* _Required work_
Search the data for the word "this" and copy every line where it occurs.

* _Stored records_
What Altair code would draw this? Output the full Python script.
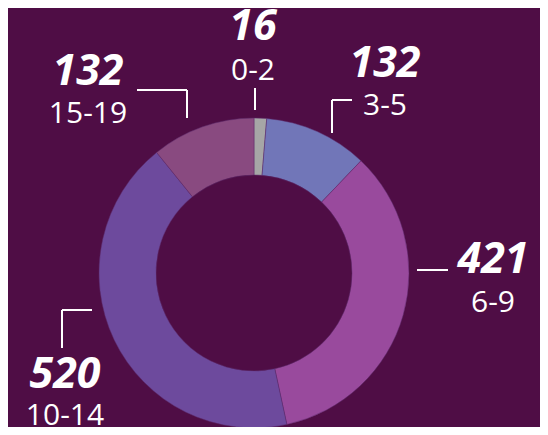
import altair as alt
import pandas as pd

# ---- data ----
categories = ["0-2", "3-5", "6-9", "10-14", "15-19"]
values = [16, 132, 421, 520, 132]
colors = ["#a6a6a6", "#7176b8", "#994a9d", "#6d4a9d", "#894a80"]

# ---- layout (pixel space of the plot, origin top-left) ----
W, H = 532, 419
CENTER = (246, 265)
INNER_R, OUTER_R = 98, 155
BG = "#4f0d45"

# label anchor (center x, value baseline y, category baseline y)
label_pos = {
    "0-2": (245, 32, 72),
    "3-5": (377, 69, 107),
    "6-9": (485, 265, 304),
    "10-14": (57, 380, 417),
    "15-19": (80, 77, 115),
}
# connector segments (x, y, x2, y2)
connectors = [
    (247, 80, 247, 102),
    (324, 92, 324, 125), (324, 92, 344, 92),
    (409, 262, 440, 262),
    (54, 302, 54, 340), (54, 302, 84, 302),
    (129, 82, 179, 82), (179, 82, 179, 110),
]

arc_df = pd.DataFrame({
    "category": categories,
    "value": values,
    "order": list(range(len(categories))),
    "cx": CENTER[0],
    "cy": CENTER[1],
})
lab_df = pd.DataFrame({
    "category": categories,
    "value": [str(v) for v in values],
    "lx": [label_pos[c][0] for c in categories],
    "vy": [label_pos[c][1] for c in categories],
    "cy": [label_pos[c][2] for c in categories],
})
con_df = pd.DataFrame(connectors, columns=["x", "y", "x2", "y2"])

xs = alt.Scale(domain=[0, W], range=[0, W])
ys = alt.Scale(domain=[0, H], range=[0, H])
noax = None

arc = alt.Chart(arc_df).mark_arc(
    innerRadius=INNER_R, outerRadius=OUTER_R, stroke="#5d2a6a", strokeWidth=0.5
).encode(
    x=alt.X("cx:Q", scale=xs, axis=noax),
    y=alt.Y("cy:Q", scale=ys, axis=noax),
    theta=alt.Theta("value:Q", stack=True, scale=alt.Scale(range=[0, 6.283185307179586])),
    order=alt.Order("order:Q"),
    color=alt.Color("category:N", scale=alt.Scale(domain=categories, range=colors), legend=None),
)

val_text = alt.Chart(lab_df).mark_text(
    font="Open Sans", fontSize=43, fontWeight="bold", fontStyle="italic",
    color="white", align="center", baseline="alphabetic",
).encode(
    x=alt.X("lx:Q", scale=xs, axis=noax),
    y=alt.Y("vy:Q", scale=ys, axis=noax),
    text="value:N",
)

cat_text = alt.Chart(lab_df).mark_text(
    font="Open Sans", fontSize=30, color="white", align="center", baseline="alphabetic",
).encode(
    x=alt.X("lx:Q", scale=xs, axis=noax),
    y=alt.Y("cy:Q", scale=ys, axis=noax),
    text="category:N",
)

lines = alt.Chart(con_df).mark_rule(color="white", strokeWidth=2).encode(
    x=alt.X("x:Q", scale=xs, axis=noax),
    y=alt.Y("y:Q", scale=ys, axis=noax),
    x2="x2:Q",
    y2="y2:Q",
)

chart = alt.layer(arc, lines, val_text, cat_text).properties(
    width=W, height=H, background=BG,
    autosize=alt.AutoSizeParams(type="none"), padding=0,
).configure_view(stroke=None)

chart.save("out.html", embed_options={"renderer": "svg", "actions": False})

...

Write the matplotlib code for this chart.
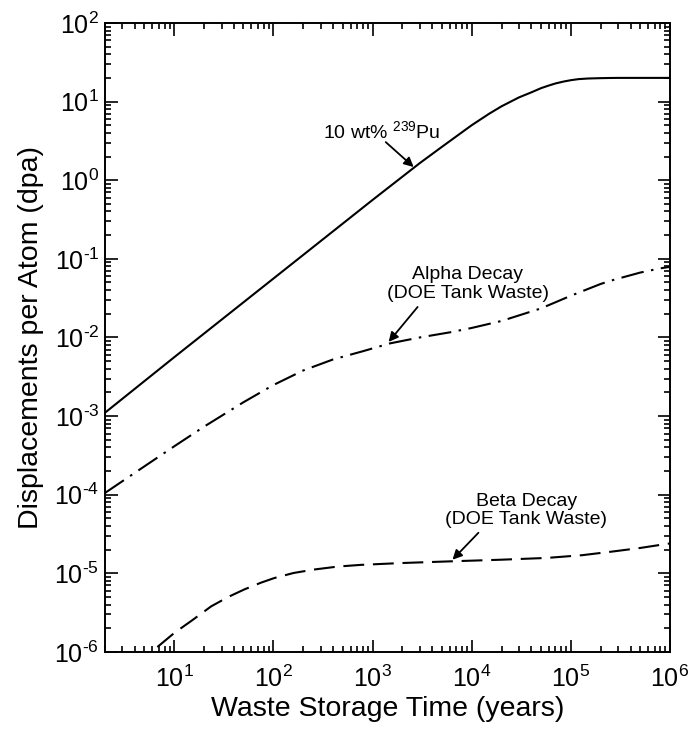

* _Complete response_
What Altair code would draw this? Output the full Python script.
Write the matplotlib code for this chart.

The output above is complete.